Too high of a dock can pose just as much frustration as too low of a dock. When a dock is placed excessively high out of the water it makes it difficult for swimmers to safely get out of the water. Similarly, a deck too high out of the water makes it difficult and possibly dangerous to get in and out of your boat.
The solution is to determine the maximum waterline in the spot where you want your dock and plan for your beams to be just a couple inches above this. It is important to determine your maximum water line before any construction begins. Checking runoff height or going through records will help you determine the ideal height. Even marks left on stone outcroppings in and around the water can help. If all else fails checking the height on other docks in the same body of water or checking with a professional is preferable.
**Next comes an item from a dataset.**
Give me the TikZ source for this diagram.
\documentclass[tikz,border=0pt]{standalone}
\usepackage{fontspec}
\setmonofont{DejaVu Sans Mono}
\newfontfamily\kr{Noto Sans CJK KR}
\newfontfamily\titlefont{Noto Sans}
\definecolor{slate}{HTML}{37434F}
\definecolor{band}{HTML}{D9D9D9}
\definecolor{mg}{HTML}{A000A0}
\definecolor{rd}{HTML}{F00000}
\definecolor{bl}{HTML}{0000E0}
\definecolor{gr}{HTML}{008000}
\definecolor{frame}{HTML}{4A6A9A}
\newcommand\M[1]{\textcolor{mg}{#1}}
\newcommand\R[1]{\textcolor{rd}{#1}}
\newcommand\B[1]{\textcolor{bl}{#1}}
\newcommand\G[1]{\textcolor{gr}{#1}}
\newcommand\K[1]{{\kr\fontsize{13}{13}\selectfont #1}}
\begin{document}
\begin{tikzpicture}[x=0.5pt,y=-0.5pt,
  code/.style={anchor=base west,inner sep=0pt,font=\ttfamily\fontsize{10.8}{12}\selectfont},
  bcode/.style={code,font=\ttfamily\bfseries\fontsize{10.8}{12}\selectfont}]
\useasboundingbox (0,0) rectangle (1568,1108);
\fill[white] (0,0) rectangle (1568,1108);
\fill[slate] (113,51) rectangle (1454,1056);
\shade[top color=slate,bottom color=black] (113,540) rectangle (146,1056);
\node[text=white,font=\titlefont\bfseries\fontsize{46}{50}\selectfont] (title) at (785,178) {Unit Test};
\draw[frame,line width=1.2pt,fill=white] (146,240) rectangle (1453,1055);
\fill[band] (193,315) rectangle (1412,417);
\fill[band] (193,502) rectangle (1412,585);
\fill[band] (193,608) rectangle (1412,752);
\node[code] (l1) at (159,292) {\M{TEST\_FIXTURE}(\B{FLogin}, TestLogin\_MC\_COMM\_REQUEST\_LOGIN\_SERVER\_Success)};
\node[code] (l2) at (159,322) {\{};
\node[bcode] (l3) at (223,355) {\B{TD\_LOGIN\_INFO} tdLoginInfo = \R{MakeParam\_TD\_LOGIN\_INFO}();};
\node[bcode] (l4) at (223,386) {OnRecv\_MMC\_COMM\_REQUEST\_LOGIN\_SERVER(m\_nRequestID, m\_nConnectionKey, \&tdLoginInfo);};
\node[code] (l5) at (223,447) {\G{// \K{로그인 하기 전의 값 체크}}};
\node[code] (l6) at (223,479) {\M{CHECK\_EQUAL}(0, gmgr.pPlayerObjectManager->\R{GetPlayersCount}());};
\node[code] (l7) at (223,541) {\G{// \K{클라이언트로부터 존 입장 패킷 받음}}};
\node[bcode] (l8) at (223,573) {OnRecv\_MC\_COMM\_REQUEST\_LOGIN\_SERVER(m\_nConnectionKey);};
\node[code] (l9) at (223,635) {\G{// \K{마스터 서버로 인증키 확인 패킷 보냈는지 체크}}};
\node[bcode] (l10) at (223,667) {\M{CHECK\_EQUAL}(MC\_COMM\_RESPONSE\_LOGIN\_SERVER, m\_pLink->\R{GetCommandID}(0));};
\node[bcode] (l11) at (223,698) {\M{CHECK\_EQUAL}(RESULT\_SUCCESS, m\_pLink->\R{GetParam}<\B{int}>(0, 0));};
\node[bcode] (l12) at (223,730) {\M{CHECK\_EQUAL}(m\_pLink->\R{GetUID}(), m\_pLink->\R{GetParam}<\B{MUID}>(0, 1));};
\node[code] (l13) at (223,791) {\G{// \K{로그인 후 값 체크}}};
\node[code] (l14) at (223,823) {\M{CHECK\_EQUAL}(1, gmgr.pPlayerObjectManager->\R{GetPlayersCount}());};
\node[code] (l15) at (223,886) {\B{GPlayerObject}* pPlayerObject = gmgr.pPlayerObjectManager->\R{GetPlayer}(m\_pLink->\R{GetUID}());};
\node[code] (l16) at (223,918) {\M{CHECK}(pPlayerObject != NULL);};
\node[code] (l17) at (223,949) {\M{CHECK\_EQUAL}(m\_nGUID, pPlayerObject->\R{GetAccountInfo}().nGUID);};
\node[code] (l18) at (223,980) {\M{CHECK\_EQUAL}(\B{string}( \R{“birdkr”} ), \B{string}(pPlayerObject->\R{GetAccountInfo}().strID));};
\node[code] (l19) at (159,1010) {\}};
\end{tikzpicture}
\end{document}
Creating a Proper Dock Foundation
Traditional all wood boat dock construction sometimes included the practice of sinking wood posts directly into the bed to function as a footer. The use of wooden posts can work well for smaller docks, but consider the use of PVC pipe. If the dock is to be on a body of water in a region with extreme weather, concrete-filled PVC pipe is ideal for use as dock footers. Often time this pipe will extend above the maximum water level to help protect exposed wood from direct water contact. Regardless of what material you are using for your footer you will want to sink it a minimum of 3ft into the bed.
After getting your footers firmly into place you can then start the framing. The frame of your dock is going to determine how long your dock deck is going to last. Even the most expensive decking will fail if you have weak dock structure. Once the basic frame is constructed you may also choose to install shoreline support posts.
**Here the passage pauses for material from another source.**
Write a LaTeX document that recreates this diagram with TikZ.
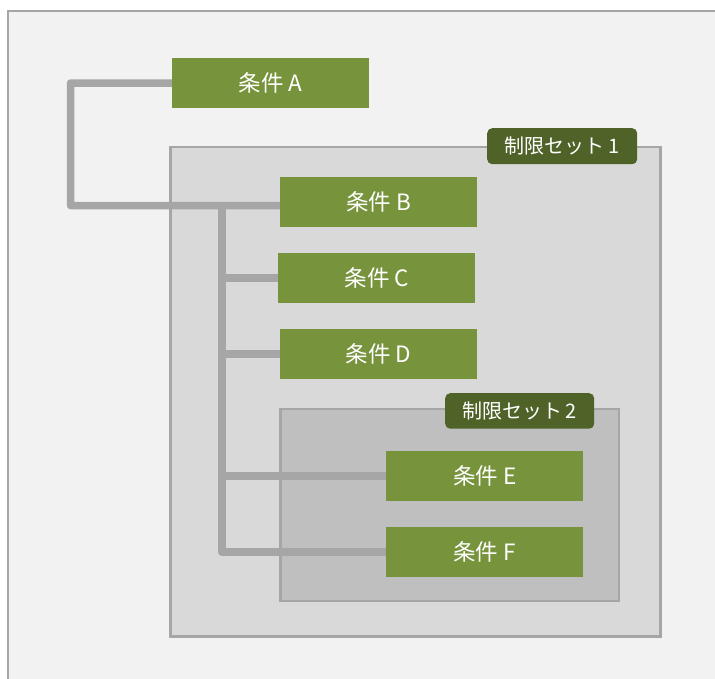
\documentclass[tikz,border=0pt]{standalone}
\usepackage{fontspec}
\setmainfont{Noto Sans CJK JP}
\usetikzlibrary{backgrounds}
\definecolor{bgc}{HTML}{F2F2F2}
\definecolor{frm}{HTML}{A6A6A6}
\definecolor{setone}{HTML}{D9D9D9}
\definecolor{settwo}{HTML}{BFBFBF}
\definecolor{cond}{HTML}{77933C}
\definecolor{tagc}{HTML}{4F6228}
\pgfdeclarelayer{links}
\pgfsetlayers{background,links,main}
\tikzset{
  condbox/.style={fill=cond, text=white, minimum width=197pt, minimum height=50pt, inner sep=0pt, font=\fontsize{22.5}{26}\selectfont, anchor=north west},
  tagbox/.style={fill=tagc, text=white, rounded corners=5pt, inner sep=0pt, font=\fontsize{20}{24}\selectfont, anchor=north west},
  setbox/.style={draw=frm, line width=2.5pt},
  link/.style={draw=frm, line width=7.5pt, line join=round}
}
\begin{document}
\begin{tikzpicture}[x=1pt,y=-1pt]
\useasboundingbox (0,0) rectangle (715,678);
\clip (0,0) rectangle (715,678);
% nodes
\node[condbox] (A) at (172,58) {条件 A};
\node[condbox] (B) at (280,177) {条件 B};
\node[condbox] (C) at (278,253) {条件 C};
\node[condbox] (D) at (280,329) {条件 D};
\node[condbox] (E) at (386,451) {条件 E};
\node[condbox] (F) at (386,527) {条件 F};
\node[tagbox, minimum width=150pt, minimum height=36pt] (T1) at (487,128) {制限セット\,1};
\node[tagbox, minimum width=149pt, minimum height=35.5pt] (T2) at (445,393) {制限セット\,2};
% backgrounds and sets
\begin{pgfonlayer}{background}
\fill[white] (0,0) rectangle (715,678);
\filldraw[fill=bgc, draw=frm, line width=2pt] (8,10.5) rectangle (760,720);
\filldraw[setbox, fill=setone] (170.5,147) rectangle (660.5,636.5);
\filldraw[setbox, fill=settwo] (280.5,409) rectangle (619,601);
\end{pgfonlayer}
% connectors
\begin{pgfonlayer}{links}
\coordinate (c1) at (70.5,83);
\coordinate (c2) at (70.5,205.5);
\coordinate (t0) at (222,205.5);
\coordinate (tF) at (222,552);
\draw[link] (A.west) -- (c1) -- (c2) -- (c2 -| B.west);
\draw[link] (t0) -- (tF) -- (tF -| F.west);
\draw[link] (C.west -| t0) -- (C.west);
\draw[link] (D.west -| t0) -- (D.west);
\draw[link] (E.west -| t0) -- (E.west);
\end{pgfonlayer}
\end{tikzpicture}
\end{document}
With the foundation constructed, you can begin the final and most exciting step of adding the dock decking.
Choosing the Perfect Dock Decking
Choosing the right dock decking isn’t a process to be taken lightly. The two main materials you will decide between are wood and composite decking. Both materials have their own pros and cons.
Wood decking is the traditional route, offering a natural look and often times an environmentally-friendly advantage. Wood dock planking by Pier Advantage is made of Southern Yellow Pine offered in planks that are straight and engineered with stress relief grooves as well as eased edges. This material has a stunning appearance and is finished with a water-resistant surface treatment.
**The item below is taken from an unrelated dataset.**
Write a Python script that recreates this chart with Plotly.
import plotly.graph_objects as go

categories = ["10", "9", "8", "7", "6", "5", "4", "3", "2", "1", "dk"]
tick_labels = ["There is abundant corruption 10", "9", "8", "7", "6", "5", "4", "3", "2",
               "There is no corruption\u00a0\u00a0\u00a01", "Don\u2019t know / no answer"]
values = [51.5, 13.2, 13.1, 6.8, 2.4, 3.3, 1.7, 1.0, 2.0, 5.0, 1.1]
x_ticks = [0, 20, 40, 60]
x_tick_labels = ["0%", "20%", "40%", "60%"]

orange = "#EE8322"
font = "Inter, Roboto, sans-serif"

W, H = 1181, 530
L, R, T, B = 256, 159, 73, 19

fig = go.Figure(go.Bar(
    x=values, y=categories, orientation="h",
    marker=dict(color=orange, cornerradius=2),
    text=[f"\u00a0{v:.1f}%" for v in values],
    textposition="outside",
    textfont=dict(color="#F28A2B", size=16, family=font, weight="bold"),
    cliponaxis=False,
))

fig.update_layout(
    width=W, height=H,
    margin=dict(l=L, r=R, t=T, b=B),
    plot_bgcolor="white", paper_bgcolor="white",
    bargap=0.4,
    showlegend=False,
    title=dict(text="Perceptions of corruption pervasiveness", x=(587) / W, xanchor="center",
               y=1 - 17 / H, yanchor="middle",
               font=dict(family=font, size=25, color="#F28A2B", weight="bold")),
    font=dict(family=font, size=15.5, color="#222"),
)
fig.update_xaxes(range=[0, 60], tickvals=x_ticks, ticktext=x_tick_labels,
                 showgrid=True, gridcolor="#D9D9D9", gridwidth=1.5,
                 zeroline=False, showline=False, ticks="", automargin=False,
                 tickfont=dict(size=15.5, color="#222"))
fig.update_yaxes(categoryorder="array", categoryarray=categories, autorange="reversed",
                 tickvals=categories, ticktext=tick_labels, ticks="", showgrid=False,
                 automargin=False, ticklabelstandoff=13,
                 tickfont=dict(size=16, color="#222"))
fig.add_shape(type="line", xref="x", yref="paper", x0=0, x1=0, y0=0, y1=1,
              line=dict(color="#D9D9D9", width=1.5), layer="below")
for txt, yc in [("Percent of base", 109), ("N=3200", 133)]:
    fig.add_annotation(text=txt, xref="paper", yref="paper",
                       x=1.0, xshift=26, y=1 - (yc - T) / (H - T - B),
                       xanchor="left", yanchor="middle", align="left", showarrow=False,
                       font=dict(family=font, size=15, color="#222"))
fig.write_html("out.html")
If you’re more interested in composite boat dock construction then the PIer Advantage Composite Deck Planking is your best bet. This is also an eco-friendly option, being made of 95% post-consumer recycled materials, making it eligible for LEED points. This composite planking is resistant to moisture as well as mold, mildew, algae, and staining. It can be placed anywhere around and even in water. It also comes with a limited lifetime warranty and 8 different color options.
Composite decking looks more modern and sleek, but some do find that it feels hotter to the touch than wood. Due to the overall durability and longevity of composite planking, it makes it a perfect choice for docks that take a lot of abuse and/or are located in salt water.
Wood deck planking is preferred for docks that are designed for residential use or if the design calls for a natural look. Wood deck feels cooler to the touch and is ideal for docks where residents will be spending a lot of time lounging and playing on.
5 Inspirational Boat Dock Designs
There are a wide variety of different dock designs out there, from the extreme to the very compact and quaint. Here are five inspirational dock designs to help you figure out what style will work best for your needs.
1. The Classic Wood Dock for Marina Use
A classic wood dock looks luxurious and attractive for public marina use. This particular dock’s deck has aged to an attractive finish and will hold up for many years to come. Despite wood being a very traditional dock material, there is little doubt that it is one of the most beautiful options.
2. A Dock Designed with Foot Traffic in Mind
When designing a dock for public use it is important to plan for foot traffic. The above wood dock is clearly spacious in design, even allowing for cyclists to ride their bike along it without congesting space. The overall size of this dock gives it a perfect balance between a pier for public visitation and a typical dock for anchoring boats.
3. An Attractive Family-Sized Composite Dock
Composite decking is perfect for busy family docks. This lovely blueish-gray color is very attractive and homeowners won’t need to worry about water damage, scuffing or splintering. The wide range of color options that come with composite decking can be a real bonus for homeowners that want their dock to match their home.
4. Inviting Railed Pathway to a Private Dock
Another great idea for private docks is to build a charming walkway connecting land to dock. This particular composite dock has a long pathway through a landscaped area out to a cozy waterfront dock complete with a covered, shaded spot. Even if you only have one boat or even no boat, a deck designed simply for relaxing by the water is of great value.
5. Versatile Dock Appropriate for Every Activity
When versatility is important a dock such as this one is ideal. Though it is somewhat plain in design, it functions beautifully as both an anchor for boats or jet skis as well as a swimming dock. The water level is low in this picture due to seasonal changes. Keep in mind that docks that are in shallow water, like this one, may benefit from a safety railing along the walkway to ensure accidental falls into very shallow water close to shore are avoided.
Whether made of wood or composite, boat docks are an important waterfront feature for anchoring boats and other water-related activities at your lake or coastal property. A well-designed, structurally sound dock will offer stability and usability for decades to come as long as any required maintenance needs aren’t neglected.